Technical questions and DESE role: committee members pressed the sponsor on how the growth metric would be calculated and who would run the calculations. Sponsor Deel said some growth measures could be derived from MSIP‑6/value‑added calculations and that DESE or outside contractors could implement aspects of the model. The chair and members discussed timing for data embargo and public release (July 15 in the draft vs. the governor’s suggested Sept. 15) and whether bonuses could flow to districts rather than individual teachers because of constitutional limits on teacher bonuses.

Budget and staffing: members expressed concern about fiscal notes and ongoing costs if an outside agency is engaged repeatedly to compute the growth metric. Witnesses said existing DESE contracts (including work the University of Missouri performs on growth measures) provide a model, but estimates and implementation timelines will need clarification.

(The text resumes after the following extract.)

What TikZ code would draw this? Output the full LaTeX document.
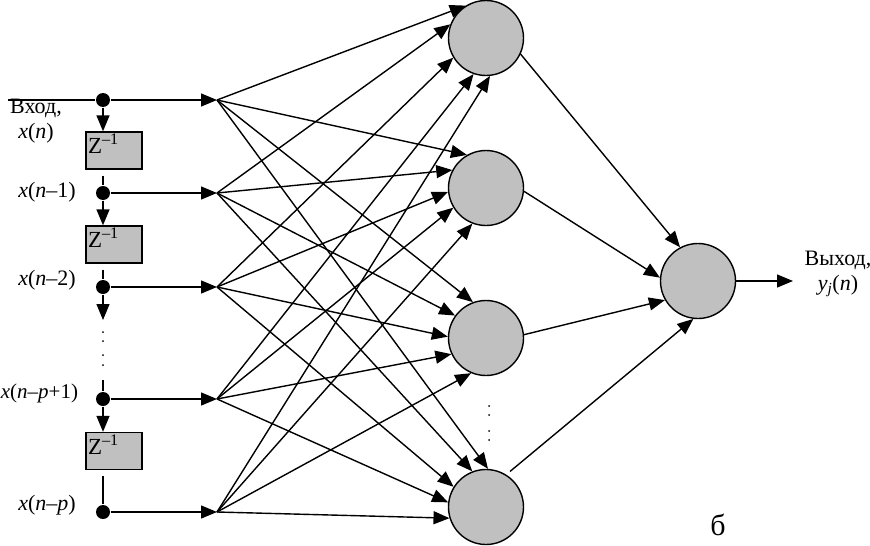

Procedure and next steps: the committee gathered extensive testimony from supporters, opponents and DESE officials but did not take a vote in the transcript. Several members asked the sponsor and DESE to work on clarifying language about embargo/release dates, the exact growth calculation, the distribution of any incentive dollars and how the new report card would align with DESE’s existing APR materials. The committee indicated it will continue to refine the bill with input from stakeholders.